==== Source data

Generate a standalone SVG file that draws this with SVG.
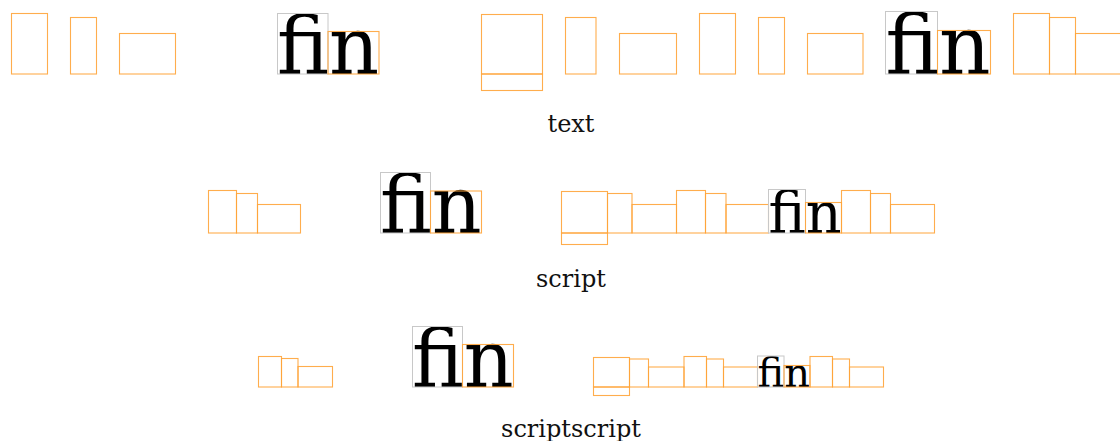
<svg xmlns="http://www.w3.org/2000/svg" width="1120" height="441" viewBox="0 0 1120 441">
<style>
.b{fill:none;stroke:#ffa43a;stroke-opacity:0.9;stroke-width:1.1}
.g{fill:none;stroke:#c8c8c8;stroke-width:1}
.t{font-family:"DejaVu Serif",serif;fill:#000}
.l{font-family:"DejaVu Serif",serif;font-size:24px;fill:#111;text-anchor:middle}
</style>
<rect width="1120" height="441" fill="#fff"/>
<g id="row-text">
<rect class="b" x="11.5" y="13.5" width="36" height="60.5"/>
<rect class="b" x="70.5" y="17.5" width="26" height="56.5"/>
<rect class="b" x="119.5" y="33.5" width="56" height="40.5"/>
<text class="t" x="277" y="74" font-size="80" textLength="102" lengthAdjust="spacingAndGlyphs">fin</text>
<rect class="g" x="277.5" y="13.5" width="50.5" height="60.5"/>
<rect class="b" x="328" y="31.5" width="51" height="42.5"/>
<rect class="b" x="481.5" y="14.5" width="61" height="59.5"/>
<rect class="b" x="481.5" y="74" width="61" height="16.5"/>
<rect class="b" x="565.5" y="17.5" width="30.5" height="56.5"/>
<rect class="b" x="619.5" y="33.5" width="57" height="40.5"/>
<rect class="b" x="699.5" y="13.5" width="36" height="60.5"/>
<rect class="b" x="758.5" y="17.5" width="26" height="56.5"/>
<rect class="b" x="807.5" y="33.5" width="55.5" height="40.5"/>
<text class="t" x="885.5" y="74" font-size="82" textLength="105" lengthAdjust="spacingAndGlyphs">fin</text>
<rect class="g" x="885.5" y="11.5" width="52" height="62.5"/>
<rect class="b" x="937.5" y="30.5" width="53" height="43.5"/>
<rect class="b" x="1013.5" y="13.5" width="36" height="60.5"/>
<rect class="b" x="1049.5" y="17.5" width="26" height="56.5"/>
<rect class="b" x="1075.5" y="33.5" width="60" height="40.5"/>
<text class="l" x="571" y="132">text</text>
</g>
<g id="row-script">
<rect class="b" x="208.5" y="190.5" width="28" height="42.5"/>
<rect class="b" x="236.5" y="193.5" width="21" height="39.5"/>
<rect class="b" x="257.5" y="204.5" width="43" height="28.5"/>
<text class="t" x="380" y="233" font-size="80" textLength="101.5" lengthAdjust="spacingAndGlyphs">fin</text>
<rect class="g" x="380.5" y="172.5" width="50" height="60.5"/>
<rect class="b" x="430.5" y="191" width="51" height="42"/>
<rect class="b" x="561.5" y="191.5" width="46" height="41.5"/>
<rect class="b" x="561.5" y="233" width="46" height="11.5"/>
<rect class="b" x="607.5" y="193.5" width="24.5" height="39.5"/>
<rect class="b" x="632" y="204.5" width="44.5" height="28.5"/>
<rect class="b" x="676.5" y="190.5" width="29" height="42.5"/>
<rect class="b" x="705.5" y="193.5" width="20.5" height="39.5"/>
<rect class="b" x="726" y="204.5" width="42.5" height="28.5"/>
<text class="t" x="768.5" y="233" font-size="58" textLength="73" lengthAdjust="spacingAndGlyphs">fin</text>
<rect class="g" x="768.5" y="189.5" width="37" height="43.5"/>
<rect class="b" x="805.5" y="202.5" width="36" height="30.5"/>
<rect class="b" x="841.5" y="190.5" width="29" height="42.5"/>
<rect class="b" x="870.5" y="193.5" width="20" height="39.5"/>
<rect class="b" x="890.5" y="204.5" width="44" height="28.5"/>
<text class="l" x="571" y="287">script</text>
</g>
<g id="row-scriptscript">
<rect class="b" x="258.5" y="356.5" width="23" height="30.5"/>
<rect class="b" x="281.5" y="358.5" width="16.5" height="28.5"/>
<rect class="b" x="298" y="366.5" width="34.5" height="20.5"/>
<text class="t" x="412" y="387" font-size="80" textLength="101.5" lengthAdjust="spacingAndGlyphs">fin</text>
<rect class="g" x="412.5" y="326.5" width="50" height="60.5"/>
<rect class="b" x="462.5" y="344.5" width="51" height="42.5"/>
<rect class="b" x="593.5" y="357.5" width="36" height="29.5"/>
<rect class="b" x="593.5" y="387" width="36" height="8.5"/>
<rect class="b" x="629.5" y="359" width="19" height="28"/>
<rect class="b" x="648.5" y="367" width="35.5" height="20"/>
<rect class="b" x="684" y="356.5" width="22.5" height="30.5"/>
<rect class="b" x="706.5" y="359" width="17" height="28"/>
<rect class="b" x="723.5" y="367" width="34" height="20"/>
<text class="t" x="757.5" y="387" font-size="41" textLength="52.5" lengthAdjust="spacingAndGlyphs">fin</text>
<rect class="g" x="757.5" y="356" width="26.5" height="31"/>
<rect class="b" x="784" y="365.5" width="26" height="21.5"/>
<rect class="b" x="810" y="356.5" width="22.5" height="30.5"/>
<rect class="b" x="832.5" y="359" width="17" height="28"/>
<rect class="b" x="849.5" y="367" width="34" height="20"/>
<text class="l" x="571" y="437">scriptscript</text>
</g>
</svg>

========

Leaving the pictures aside, transcribe the entire listing exactly.

The result >>
Generate a standalone SVG file that draws this with SVG.
<svg xmlns="http://www.w3.org/2000/svg" width="1120" height="441" viewBox="0 0 1120 441">
<style>
.b{fill:none;stroke:#ffa43a;stroke-opacity:0.9;stroke-width:1.1}
.g{fill:none;stroke:#c8c8c8;stroke-width:1}
.t{font-family:"DejaVu Serif",serif;fill:#000}
.l{font-family:"DejaVu Serif",serif;font-size:24px;fill:#111;text-anchor:middle}
</style>
<rect width="1120" height="441" fill="#fff"/>
<g id="row-text">
<rect class="b" x="11.5" y="13.5" width="36" height="60.5"/>
<rect class="b" x="70.5" y="17.5" width="26" height="56.5"/>
<rect class="b" x="119.5" y="33.5" width="56" height="40.5"/>
<text class="t" x="277" y="74" font-size="80" textLength="102" lengthAdjust="spacingAndGlyphs">fin</text>
<rect class="g" x="277.5" y="13.5" width="50.5" height="60.5"/>
<rect class="b" x="328" y="31.5" width="51" height="42.5"/>
<rect class="b" x="481.5" y="14.5" width="61" height="59.5"/>
<rect class="b" x="481.5" y="74" width="61" height="16.5"/>
<rect class="b" x="565.5" y="17.5" width="30.5" height="56.5"/>
<rect class="b" x="619.5" y="33.5" width="57" height="40.5"/>
<rect class="b" x="699.5" y="13.5" width="36" height="60.5"/>
<rect class="b" x="758.5" y="17.5" width="26" height="56.5"/>
<rect class="b" x="807.5" y="33.5" width="55.5" height="40.5"/>
<text class="t" x="885.5" y="74" font-size="82" textLength="105" lengthAdjust="spacingAndGlyphs">fin</text>
<rect class="g" x="885.5" y="11.5" width="52" height="62.5"/>
<rect class="b" x="937.5" y="30.5" width="53" height="43.5"/>
<rect class="b" x="1013.5" y="13.5" width="36" height="60.5"/>
<rect class="b" x="1049.5" y="17.5" width="26" height="56.5"/>
<rect class="b" x="1075.5" y="33.5" width="60" height="40.5"/>
<text class="l" x="571" y="132">text</text>
</g>
<g id="row-script">
<rect class="b" x="208.5" y="190.5" width="28" height="42.5"/>
<rect class="b" x="236.5" y="193.5" width="21" height="39.5"/>
<rect class="b" x="257.5" y="204.5" width="43" height="28.5"/>
<text class="t" x="380" y="233" font-size="80" textLength="101.5" lengthAdjust="spacingAndGlyphs">fin</text>
<rect class="g" x="380.5" y="172.5" width="50" height="60.5"/>
<rect class="b" x="430.5" y="191" width="51" height="42"/>
<rect class="b" x="561.5" y="191.5" width="46" height="41.5"/>
<rect class="b" x="561.5" y="233" width="46" height="11.5"/>
<rect class="b" x="607.5" y="193.5" width="24.5" height="39.5"/>
<rect class="b" x="632" y="204.5" width="44.5" height="28.5"/>
<rect class="b" x="676.5" y="190.5" width="29" height="42.5"/>
<rect class="b" x="705.5" y="193.5" width="20.5" height="39.5"/>
<rect class="b" x="726" y="204.5" width="42.5" height="28.5"/>
<text class="t" x="768.5" y="233" font-size="58" textLength="73" lengthAdjust="spacingAndGlyphs">fin</text>
<rect class="g" x="768.5" y="189.5" width="37" height="43.5"/>
<rect class="b" x="805.5" y="202.5" width="36" height="30.5"/>
<rect class="b" x="841.5" y="190.5" width="29" height="42.5"/>
<rect class="b" x="870.5" y="193.5" width="20" height="39.5"/>
<rect class="b" x="890.5" y="204.5" width="44" height="28.5"/>
<text class="l" x="571" y="287">script</text>
</g>
<g id="row-scriptscript">
<rect class="b" x="258.5" y="356.5" width="23" height="30.5"/>
<rect class="b" x="281.5" y="358.5" width="16.5" height="28.5"/>
<rect class="b" x="298" y="366.5" width="34.5" height="20.5"/>
<text class="t" x="412" y="387" font-size="80" textLength="101.5" lengthAdjust="spacingAndGlyphs">fin</text>
<rect class="g" x="412.5" y="326.5" width="50" height="60.5"/>
<rect class="b" x="462.5" y="344.5" width="51" height="42.5"/>
<rect class="b" x="593.5" y="357.5" width="36" height="29.5"/>
<rect class="b" x="593.5" y="387" width="36" height="8.5"/>
<rect class="b" x="629.5" y="359" width="19" height="28"/>
<rect class="b" x="648.5" y="367" width="35.5" height="20"/>
<rect class="b" x="684" y="356.5" width="22.5" height="30.5"/>
<rect class="b" x="706.5" y="359" width="17" height="28"/>
<rect class="b" x="723.5" y="367" width="34" height="20"/>
<text class="t" x="757.5" y="387" font-size="41" textLength="52.5" lengthAdjust="spacingAndGlyphs">fin</text>
<rect class="g" x="757.5" y="356" width="26.5" height="31"/>
<rect class="b" x="784" y="365.5" width="26" height="21.5"/>
<rect class="b" x="810" y="356.5" width="22.5" height="30.5"/>
<rect class="b" x="832.5" y="359" width="17" height="28"/>
<rect class="b" x="849.5" y="367" width="34" height="20"/>
<text class="l" x="571" y="437">scriptscript</text>
</g>
</svg>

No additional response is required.